A common excuse for not saving enough is that there simply isn’t enough to go around. However, the tried-and-true strategies for building wealth do not involve a lot of money. Rather they focus instead on the little things that nearly everyone can do if one puts forth the effort to make it happen. In order to ensure your future financial house is in order and that you can retire more than comfortably, here are the 6 most common strategies for building wealth that everyday people can incorporate into their existing financial practices that can lead to a very comfortable and potentially wealthy future.
Photo by Jeff Belmonte via Flickr
A very simple rule to live by yet many fail to make this a priority in their financial strategies. This is first and foremost one of the easiest ways to bulk up your savings. Experts recommend saving at least 10% of your income regularly.
For example, if your paycheck is $600 paycheck, you deposit $60 into your savings account. Depending on your budget and regular living expenses, you should aim to deposit more but commit to at least 10% of your earnings at the start. $60 x 26 weeks = $1,560 of automatic savings in a year’s time that can then be invested into other investment vehicles.
Your budget should clearly outline where you are spending every cent. If you are unable to meet your 10% commitment or wish to save more, start with your budget. Find any expenses you can slash, even if it is just temporarily (think dinners out, expensive trips, coffee on the go, extra cable packages, etc.), and put the money saved into your savings account. Be creative in your budgeting practices and teach yourself new ways to save.
Once you have a decent amount of your savings available, it is time to start making your money work for you. Start research investments where you can generate additional growth and income for your future. Stocks, bonds, and real estate are just a few of your options. Consider meeting with a qualified financial advisor to discuss a plan for your investments if you are not familiar with the investment world.

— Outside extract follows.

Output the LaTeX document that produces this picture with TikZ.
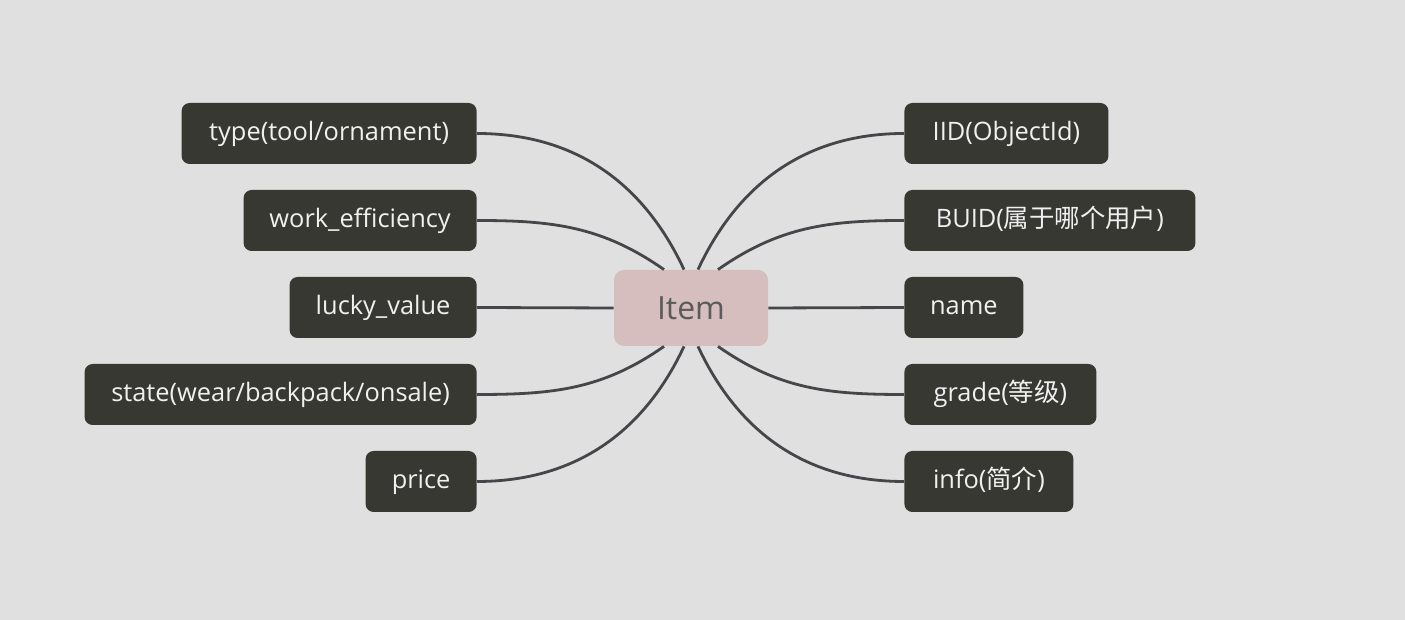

Your goal is to have a diversified portfolio of investments so you are not putting all your nest eggs into one basket. You need to protect yourself from loss and balance your investment risks. Investing does involve some trial and error but err on the side of caution and get caught up to speed on the investment basics before committing your hard-saved cash.
Owning your own house in its entirety is one important aspect of financial stability. If you do not already own, start taking the steps to get a mortgage and find a home you can reasonably afford. The total housing cost of your home should be less than 33% of your income for all related expenses including the mortgage note. The home you purchase should be for the sole purpose of residing there, not as a rental or a ‘flip’ situation. Make the commitment to paying off an existing loan note as soon as possible by adding more money to your monthly loan payment than is required to reduce the principle. The sooner you own it free and clear, the better off you will be financially.
If you are ‘getting by’ now it means that your future retirement years may be even more difficult. It is imperative you start saving and planning for your life in the future now. Ideally, it is best to start saving while you are still young but there is never a bad time to start tucking away cash for retirement and maximizing your use of the important resources for the future including 401k accounts, life insurance, and other savings vehicles.
The one resource you have for building a stable financial future is the experience and skills you possess for generating money. If you are secure in your employment and your salary affords you the ability to meet the strategy goals above, continue working hard and exceeding the expectations of your current employer. Seek promotions and salary increases from within. If you are not financially capable to build your wealth at your present job, you can start by asking for a pay increase if you have proof of your contributions on the job. Otherwise, never deny yourself the opportunity to look for advancement elsewhere. You may want to invest your time in learning a new trade, a new skill, or earning a higher education degree that will afford you the opportunity of a better, more stable pay in future years. Not only will you benefit financially from these changes, your will also likely appreciate the challenge and the fulfillment you feel professionally and personally.